The graph shows a correlation (association) between outdoor time and myopia prevalence, but cannot establish causation. A confounding variable (e.g. near-work screen time, which is both increasing over time and associated with less outdoor activity) may account for the pattern. Because time outdoors was not experimentally manipulated, reverse causation or another variable could explain the relationship. [Also accept: the data are aggregated; individual exposure was not measured; no control group; ecological study design limitation.]

Q1.4 — Technology recommendation

Glasses (spectacles) are the most appropriate technology. At age 10, the prescription is still likely changing, ruling out LASIK (which requires a stable prescription for at least 2 years and is not routinely performed before age 21). Contact lenses carry hygiene compliance risks in children under ~12. A concave −2.00 D glasses lens is safe, reversible, and fully corrective.

Q2 — Cause-and-effect chain answers

Effect 1: elasticity / shape. Effect 2: accommodation / refractive. Effect 3: divergent / behind. Overall outcome: convex (converging) / convergence.

Q3 — Diagram critique

3.1 Error 1 — Myopia corrected with convex lens: The diagram shows a convex (converging) lens for myopia, which is wrong. Myopia already has too much convergence (the focal point is in front of the retina). Adding more convergence would worsen the problem. Correction: Myopia is corrected with a concave (diverging) lens, which spreads light rays and moves the focal point backwards onto the retina.

3.2 Error 2 — Hyperopia corrected with concave lens: The diagram shows a concave (diverging) lens for hyperopia. This would move the focal point further behind the retina. Correction: Hyperopia is corrected with a convex (converging) lens, which brings light rays together earlier, moving the focal point forward onto the retina.

3.3 Error 3 — Presbyopia caused by eyeball shortening: The diagram states the eyeball shortens with age to cause presbyopia. Correction: Presbyopia is caused by age-related hardening and loss of elasticity of the crystalline lens, not by any change in eyeball length. The eyeball remains normal in axial length; the lens can no longer increase its curvature to accommodate for near objects.

Q4.1 — Priya’s hyperopia

Priya’s eyeballs are too short axially, so the focal point for light from near objects would fall behind the retina. Her glasses use a convex (converging, positive power) lens. The convex lens converges incoming light rays before they enter the eye, moving the focal point forward from behind the retina to land on it, allowing both near and distant objects to be seen clearly. [3 marks: 1 for short eyeball/behind retina; 1 for convex lens; 1 for mechanism — converges light to move focal point forward.]

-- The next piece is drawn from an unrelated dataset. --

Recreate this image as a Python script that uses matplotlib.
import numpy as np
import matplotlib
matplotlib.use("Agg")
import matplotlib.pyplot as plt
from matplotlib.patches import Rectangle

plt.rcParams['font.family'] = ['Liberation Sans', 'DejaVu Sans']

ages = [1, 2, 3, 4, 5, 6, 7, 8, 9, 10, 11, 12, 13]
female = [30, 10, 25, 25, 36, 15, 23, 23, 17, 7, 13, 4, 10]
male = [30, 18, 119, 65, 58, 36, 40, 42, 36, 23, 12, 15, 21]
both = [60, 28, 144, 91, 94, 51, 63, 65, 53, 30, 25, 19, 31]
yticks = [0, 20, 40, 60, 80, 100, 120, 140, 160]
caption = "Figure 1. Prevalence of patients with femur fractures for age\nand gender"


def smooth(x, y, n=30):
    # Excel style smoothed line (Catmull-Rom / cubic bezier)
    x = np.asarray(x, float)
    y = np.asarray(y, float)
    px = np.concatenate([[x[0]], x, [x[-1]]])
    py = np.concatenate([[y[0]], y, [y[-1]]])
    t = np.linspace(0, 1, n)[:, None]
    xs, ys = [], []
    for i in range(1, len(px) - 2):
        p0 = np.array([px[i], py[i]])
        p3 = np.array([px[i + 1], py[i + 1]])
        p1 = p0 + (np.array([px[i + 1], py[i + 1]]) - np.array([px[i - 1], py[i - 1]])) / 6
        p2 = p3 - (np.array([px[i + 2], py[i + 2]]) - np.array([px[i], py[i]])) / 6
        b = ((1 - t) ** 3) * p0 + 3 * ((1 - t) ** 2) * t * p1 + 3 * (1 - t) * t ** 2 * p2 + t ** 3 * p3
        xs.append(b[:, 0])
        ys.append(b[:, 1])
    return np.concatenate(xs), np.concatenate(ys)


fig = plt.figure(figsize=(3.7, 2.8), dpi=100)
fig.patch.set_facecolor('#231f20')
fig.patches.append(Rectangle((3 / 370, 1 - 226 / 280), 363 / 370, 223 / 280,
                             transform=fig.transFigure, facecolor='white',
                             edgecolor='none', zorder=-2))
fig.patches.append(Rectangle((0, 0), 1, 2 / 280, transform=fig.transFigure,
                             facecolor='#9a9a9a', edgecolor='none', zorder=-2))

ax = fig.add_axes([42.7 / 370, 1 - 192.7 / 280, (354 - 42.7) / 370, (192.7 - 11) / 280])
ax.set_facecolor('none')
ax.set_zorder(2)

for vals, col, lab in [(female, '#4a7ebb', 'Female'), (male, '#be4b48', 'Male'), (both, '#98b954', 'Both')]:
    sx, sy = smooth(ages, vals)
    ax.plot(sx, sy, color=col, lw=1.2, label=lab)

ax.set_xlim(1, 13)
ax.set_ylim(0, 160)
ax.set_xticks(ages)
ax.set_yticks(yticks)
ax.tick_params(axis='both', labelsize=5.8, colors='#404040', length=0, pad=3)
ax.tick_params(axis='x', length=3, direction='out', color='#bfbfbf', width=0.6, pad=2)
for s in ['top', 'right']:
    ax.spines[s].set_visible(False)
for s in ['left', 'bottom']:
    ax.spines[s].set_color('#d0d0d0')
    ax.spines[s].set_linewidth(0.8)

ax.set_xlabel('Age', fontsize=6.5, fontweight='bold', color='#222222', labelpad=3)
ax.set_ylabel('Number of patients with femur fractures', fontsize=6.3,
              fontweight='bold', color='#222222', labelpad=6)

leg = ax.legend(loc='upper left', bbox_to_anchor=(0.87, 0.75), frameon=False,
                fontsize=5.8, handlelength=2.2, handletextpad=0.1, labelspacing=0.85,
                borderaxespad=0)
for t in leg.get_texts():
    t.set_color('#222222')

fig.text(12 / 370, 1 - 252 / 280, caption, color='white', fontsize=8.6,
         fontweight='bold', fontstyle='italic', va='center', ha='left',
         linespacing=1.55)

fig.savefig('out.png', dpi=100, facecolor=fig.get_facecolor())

Q4.2 — Contact lens risk while swimming

Swimming while wearing contact lenses exposes the lenses to pool water (and natural bodies of water) that may contain Acanthamoeba — a microorganism that can cause Acanthamoeba keratitis, a severe corneal infection that can threaten sight. Water also temporarily adheres to lenses, trapping microorganisms against the corneal surface and increasing infection risk. [1 mark for naming the risk — keratitis/infection; 1 mark for biological basis — microbial contamination from water, corneal surface exposure.]

Q4.3 — LASIK suitability

Priya meets the key criterion of stable prescription for 2+ years (her prescription has been stable since childhood) and is 28 — within the eligible adult age range. She should understand that LASIK is irreversible — tissue is permanently removed from the cornea; the correction cannot be undone. She should also understand that LASIK will not prevent presbyopia from developing in her 40s. [1 mark for either: eligible criterion + understanding required.]